**Exercise prompt:** Copy exactly the lines from the line containing "Emit a web page" to the line containing "const y = d3.scaleLinear().domain([-0.2, 1.4]).range([260, 18]);", both lines included, and omit any pictures.

**Data supplied:**
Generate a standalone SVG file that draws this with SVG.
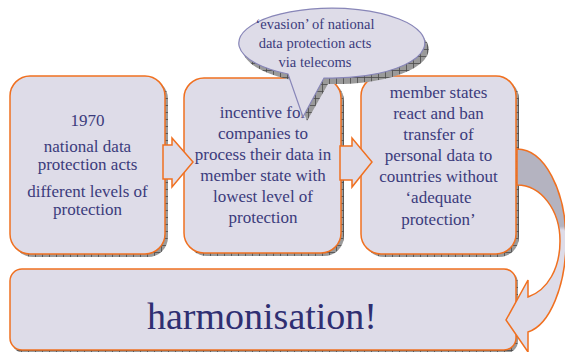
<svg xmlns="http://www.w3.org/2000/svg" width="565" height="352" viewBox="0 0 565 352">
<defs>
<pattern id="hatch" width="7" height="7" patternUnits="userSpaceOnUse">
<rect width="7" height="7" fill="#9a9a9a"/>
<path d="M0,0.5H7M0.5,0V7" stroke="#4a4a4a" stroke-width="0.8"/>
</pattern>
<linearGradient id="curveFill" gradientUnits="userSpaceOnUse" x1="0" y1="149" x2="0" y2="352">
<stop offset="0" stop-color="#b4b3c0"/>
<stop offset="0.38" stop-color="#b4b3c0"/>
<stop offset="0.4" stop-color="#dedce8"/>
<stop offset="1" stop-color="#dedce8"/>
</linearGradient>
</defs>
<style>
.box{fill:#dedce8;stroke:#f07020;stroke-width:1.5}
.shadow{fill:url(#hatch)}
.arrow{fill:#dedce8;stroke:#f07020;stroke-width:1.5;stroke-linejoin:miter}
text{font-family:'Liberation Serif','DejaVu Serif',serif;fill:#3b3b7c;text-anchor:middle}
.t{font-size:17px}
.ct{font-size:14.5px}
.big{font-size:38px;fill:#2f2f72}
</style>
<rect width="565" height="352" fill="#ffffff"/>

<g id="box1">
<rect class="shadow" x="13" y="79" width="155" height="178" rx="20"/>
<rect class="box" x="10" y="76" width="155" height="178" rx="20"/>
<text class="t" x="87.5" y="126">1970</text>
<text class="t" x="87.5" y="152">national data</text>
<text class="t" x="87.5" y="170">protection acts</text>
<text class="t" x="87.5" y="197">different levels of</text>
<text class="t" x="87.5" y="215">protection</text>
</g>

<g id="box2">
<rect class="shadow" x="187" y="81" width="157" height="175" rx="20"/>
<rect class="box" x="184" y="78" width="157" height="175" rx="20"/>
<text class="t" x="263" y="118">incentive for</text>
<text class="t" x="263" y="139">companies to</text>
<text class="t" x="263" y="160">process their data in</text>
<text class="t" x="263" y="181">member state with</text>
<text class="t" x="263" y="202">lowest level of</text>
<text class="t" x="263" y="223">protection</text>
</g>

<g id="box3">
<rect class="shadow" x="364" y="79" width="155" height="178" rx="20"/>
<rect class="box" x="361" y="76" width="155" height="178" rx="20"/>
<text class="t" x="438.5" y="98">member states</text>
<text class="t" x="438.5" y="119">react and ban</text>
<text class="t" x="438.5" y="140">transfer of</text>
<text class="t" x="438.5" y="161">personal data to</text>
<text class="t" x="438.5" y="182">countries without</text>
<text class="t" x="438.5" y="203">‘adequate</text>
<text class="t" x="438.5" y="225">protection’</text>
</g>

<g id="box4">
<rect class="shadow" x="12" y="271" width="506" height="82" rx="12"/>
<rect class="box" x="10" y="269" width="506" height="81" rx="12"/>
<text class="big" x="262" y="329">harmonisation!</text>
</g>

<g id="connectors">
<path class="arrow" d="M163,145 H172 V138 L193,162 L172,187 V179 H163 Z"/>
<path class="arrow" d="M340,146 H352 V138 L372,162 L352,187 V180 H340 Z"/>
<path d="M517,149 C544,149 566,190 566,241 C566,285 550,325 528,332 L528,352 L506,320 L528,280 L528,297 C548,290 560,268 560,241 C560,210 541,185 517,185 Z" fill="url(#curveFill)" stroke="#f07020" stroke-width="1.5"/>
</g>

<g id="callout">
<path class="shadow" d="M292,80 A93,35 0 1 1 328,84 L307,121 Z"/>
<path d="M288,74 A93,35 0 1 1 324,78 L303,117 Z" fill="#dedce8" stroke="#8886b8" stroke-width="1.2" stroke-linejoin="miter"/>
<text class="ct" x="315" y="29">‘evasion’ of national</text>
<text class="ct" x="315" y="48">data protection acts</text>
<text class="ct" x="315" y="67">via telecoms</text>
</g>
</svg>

--

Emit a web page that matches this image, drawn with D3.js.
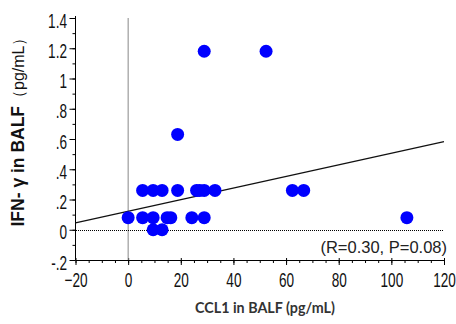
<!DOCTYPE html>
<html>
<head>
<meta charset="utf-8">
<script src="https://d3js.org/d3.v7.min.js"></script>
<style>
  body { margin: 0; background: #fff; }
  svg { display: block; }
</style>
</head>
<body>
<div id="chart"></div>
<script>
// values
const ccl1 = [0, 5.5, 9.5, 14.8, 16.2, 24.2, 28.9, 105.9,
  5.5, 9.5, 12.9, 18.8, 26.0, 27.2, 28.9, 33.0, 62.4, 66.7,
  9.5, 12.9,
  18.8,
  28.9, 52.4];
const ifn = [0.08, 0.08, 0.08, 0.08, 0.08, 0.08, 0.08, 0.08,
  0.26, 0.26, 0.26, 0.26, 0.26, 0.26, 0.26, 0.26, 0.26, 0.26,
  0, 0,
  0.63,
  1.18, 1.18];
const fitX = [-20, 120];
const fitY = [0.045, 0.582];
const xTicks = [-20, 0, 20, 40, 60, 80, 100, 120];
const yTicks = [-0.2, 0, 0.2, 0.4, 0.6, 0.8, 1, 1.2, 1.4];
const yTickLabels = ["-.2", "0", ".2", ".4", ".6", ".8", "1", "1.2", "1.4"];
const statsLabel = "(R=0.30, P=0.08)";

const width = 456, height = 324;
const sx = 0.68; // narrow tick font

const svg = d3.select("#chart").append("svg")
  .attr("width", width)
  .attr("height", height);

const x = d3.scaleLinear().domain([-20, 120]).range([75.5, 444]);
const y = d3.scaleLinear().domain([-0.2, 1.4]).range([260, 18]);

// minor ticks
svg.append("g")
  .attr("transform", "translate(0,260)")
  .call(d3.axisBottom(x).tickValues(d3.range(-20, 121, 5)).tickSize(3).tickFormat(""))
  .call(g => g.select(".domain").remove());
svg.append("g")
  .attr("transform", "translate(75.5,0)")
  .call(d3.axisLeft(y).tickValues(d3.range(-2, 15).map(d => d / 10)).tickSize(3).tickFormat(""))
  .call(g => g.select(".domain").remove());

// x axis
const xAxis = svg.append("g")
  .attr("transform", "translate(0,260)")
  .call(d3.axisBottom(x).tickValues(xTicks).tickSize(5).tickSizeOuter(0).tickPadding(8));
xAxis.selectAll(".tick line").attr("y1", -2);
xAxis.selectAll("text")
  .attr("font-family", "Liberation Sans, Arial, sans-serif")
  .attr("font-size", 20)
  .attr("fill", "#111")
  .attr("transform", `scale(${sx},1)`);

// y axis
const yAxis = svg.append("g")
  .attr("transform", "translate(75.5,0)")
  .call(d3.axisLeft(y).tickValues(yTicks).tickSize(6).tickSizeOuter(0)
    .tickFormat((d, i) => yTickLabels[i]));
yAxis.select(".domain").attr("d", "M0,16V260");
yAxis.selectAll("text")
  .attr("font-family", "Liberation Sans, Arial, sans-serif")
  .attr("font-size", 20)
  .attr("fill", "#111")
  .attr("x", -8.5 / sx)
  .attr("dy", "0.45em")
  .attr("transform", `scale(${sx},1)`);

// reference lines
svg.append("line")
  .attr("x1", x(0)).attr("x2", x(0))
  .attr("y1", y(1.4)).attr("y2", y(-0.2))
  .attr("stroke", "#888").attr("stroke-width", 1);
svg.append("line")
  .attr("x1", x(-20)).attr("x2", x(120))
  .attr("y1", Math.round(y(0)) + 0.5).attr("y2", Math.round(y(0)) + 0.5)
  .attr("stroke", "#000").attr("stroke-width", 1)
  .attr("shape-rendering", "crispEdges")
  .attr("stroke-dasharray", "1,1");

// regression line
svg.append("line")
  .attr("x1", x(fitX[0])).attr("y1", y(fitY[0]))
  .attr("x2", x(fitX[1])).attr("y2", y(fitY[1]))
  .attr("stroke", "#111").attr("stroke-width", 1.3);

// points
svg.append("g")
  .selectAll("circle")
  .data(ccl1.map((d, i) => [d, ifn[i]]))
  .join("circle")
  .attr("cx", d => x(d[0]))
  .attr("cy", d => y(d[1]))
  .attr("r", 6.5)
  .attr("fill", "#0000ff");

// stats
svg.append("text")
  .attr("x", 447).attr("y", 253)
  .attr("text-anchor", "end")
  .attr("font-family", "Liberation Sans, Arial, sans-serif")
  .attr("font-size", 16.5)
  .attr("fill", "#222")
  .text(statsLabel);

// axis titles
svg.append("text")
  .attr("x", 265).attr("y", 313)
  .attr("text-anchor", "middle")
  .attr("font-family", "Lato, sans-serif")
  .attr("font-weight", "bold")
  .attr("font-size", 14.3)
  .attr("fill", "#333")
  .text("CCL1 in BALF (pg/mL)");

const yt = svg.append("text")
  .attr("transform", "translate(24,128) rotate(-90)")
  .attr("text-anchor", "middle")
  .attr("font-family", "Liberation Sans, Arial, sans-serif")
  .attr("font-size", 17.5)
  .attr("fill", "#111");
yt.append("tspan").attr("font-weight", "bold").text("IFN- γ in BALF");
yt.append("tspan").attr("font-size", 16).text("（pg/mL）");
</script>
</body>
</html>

**Answer to this task:**
Emit a web page that matches this image, drawn with D3.js.
<!DOCTYPE html>
<html>
<head>
<meta charset="utf-8">
<script src="https://d3js.org/d3.v7.min.js"></script>
<style>
  body { margin: 0; background: #fff; }
  svg { display: block; }
</style>
</head>
<body>
<div id="chart"></div>
<script>
// values
const ccl1 = [0, 5.5, 9.5, 14.8, 16.2, 24.2, 28.9, 105.9,
  5.5, 9.5, 12.9, 18.8, 26.0, 27.2, 28.9, 33.0, 62.4, 66.7,
  9.5, 12.9,
  18.8,
  28.9, 52.4];
const ifn = [0.08, 0.08, 0.08, 0.08, 0.08, 0.08, 0.08, 0.08,
  0.26, 0.26, 0.26, 0.26, 0.26, 0.26, 0.26, 0.26, 0.26, 0.26,
  0, 0,
  0.63,
  1.18, 1.18];
const fitX = [-20, 120];
const fitY = [0.045, 0.582];
const xTicks = [-20, 0, 20, 40, 60, 80, 100, 120];
const yTicks = [-0.2, 0, 0.2, 0.4, 0.6, 0.8, 1, 1.2, 1.4];
const yTickLabels = ["-.2", "0", ".2", ".4", ".6", ".8", "1", "1.2", "1.4"];
const statsLabel = "(R=0.30, P=0.08)";

const width = 456, height = 324;
const sx = 0.68; // narrow tick font

const svg = d3.select("#chart").append("svg")
  .attr("width", width)
  .attr("height", height);

const x = d3.scaleLinear().domain([-20, 120]).range([75.5, 444]);
const y = d3.scaleLinear().domain([-0.2, 1.4]).range([260, 18]);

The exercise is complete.